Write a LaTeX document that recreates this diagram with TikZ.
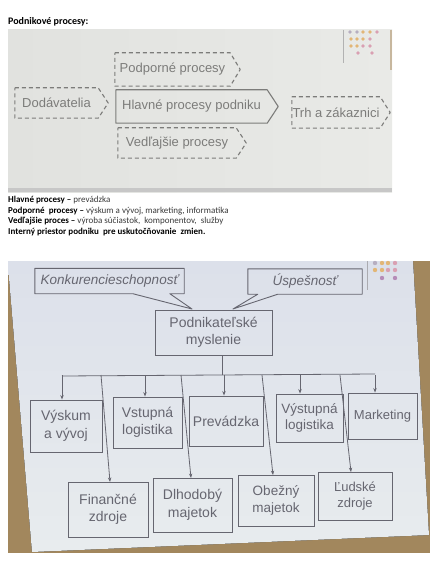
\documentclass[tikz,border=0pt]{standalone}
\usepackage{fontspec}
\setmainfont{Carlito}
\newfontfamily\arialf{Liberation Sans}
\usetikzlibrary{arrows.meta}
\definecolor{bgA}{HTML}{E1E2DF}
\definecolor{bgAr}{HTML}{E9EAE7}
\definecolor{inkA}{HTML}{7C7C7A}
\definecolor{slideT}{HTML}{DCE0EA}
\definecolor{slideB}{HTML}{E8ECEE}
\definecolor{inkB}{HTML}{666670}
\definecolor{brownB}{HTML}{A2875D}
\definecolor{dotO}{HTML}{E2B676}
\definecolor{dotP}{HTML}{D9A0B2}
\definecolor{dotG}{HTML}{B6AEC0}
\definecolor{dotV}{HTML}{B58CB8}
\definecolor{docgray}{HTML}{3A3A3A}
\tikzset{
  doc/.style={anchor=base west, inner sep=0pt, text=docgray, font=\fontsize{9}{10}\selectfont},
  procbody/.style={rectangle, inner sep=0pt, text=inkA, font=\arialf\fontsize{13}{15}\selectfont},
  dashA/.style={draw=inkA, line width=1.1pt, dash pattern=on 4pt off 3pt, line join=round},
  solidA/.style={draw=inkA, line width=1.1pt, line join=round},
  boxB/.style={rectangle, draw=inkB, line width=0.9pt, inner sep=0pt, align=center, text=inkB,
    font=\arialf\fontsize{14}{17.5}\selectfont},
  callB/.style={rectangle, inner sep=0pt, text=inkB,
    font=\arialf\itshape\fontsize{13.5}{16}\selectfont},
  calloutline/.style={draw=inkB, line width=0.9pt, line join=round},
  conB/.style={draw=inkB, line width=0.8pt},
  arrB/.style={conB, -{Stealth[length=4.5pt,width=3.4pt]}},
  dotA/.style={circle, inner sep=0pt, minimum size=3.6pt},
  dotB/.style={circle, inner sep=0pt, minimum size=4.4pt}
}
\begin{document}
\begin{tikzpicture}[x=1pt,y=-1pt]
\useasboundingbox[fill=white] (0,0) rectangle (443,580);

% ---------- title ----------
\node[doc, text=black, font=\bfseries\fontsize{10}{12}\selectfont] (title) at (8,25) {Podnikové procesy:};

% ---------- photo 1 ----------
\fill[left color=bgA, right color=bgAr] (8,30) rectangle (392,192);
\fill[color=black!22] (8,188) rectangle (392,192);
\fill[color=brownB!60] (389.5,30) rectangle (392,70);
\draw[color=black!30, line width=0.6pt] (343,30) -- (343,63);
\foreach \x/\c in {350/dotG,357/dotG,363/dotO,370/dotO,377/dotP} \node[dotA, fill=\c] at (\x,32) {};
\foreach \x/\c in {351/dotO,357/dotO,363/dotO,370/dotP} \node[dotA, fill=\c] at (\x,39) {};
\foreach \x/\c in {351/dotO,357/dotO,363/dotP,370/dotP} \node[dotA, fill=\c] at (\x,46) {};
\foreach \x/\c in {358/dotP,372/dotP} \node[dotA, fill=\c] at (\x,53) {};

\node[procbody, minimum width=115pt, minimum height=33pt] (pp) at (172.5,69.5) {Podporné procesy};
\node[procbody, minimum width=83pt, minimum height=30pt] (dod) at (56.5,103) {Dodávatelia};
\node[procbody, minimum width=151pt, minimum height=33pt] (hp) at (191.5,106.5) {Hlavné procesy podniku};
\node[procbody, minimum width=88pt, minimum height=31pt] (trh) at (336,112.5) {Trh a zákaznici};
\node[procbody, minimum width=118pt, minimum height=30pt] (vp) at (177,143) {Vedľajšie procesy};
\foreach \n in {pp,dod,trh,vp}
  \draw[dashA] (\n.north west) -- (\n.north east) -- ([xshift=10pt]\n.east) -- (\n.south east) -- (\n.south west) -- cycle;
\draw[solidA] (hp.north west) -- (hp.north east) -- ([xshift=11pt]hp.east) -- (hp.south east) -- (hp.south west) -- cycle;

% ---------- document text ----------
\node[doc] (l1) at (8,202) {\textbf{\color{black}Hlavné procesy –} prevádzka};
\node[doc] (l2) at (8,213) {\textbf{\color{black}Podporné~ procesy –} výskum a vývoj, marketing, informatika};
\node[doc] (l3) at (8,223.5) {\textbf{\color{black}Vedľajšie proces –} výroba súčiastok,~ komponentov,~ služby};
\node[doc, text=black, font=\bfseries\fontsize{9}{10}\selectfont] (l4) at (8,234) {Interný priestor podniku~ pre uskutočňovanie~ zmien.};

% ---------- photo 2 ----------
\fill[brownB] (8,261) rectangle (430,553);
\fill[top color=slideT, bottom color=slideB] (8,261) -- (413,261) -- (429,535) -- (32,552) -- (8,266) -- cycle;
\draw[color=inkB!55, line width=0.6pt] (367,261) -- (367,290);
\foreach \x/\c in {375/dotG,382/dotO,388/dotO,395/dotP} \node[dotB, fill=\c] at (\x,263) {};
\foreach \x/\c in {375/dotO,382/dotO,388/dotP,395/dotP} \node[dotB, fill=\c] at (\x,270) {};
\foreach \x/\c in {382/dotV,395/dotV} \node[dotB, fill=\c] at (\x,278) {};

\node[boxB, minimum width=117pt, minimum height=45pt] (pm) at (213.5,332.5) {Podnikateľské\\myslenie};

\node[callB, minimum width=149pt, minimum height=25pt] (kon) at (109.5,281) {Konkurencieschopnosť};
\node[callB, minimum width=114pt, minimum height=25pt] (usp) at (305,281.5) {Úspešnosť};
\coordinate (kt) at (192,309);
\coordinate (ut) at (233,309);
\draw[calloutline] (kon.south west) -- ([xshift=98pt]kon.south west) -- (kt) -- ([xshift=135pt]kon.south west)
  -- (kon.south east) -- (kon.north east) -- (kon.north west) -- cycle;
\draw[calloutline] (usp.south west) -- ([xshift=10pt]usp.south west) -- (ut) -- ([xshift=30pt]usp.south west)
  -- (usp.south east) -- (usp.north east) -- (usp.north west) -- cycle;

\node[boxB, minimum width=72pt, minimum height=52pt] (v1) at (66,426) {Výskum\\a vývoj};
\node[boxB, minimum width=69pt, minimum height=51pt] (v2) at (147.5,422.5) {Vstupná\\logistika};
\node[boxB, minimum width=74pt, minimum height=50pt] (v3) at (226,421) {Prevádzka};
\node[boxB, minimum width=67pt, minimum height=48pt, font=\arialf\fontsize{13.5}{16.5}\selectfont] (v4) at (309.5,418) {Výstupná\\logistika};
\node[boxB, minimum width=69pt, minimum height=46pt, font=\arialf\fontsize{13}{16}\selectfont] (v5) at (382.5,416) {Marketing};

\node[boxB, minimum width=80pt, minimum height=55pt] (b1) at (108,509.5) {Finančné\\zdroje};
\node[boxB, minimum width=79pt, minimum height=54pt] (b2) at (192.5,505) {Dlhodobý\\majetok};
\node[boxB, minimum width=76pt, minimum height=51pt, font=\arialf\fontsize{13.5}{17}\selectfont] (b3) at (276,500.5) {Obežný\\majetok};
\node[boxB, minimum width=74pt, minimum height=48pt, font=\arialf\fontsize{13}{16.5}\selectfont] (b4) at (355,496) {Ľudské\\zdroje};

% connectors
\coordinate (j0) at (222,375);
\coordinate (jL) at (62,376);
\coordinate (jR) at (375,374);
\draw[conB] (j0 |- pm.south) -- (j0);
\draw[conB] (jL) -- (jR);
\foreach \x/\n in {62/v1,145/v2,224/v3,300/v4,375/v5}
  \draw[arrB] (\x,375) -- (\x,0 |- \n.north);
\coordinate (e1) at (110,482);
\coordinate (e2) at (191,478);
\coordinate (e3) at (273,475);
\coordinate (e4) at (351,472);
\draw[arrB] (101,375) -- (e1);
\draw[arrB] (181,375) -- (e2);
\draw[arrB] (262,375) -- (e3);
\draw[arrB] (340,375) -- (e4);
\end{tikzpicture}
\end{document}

........

(What is required) Please repeat exactly the data above from its first line to the line that contains "(title) at (8,25)", inclusive, and leave every picture out.

(Written answer)
Write a LaTeX document that recreates this diagram with TikZ.
\documentclass[tikz,border=0pt]{standalone}
\usepackage{fontspec}
\setmainfont{Carlito}
\newfontfamily\arialf{Liberation Sans}
\usetikzlibrary{arrows.meta}
\definecolor{bgA}{HTML}{E1E2DF}
\definecolor{bgAr}{HTML}{E9EAE7}
\definecolor{inkA}{HTML}{7C7C7A}
\definecolor{slideT}{HTML}{DCE0EA}
\definecolor{slideB}{HTML}{E8ECEE}
\definecolor{inkB}{HTML}{666670}
\definecolor{brownB}{HTML}{A2875D}
\definecolor{dotO}{HTML}{E2B676}
\definecolor{dotP}{HTML}{D9A0B2}
\definecolor{dotG}{HTML}{B6AEC0}
\definecolor{dotV}{HTML}{B58CB8}
\definecolor{docgray}{HTML}{3A3A3A}
\tikzset{
  doc/.style={anchor=base west, inner sep=0pt, text=docgray, font=\fontsize{9}{10}\selectfont},
  procbody/.style={rectangle, inner sep=0pt, text=inkA, font=\arialf\fontsize{13}{15}\selectfont},
  dashA/.style={draw=inkA, line width=1.1pt, dash pattern=on 4pt off 3pt, line join=round},
  solidA/.style={draw=inkA, line width=1.1pt, line join=round},
  boxB/.style={rectangle, draw=inkB, line width=0.9pt, inner sep=0pt, align=center, text=inkB,
    font=\arialf\fontsize{14}{17.5}\selectfont},
  callB/.style={rectangle, inner sep=0pt, text=inkB,
    font=\arialf\itshape\fontsize{13.5}{16}\selectfont},
  calloutline/.style={draw=inkB, line width=0.9pt, line join=round},
  conB/.style={draw=inkB, line width=0.8pt},
  arrB/.style={conB, -{Stealth[length=4.5pt,width=3.4pt]}},
  dotA/.style={circle, inner sep=0pt, minimum size=3.6pt},
  dotB/.style={circle, inner sep=0pt, minimum size=4.4pt}
}
\begin{document}
\begin{tikzpicture}[x=1pt,y=-1pt]
\useasboundingbox[fill=white] (0,0) rectangle (443,580);

% ---------- title ----------
\node[doc, text=black, font=\bfseries\fontsize{10}{12}\selectfont] (title) at (8,25) {Podnikové procesy:};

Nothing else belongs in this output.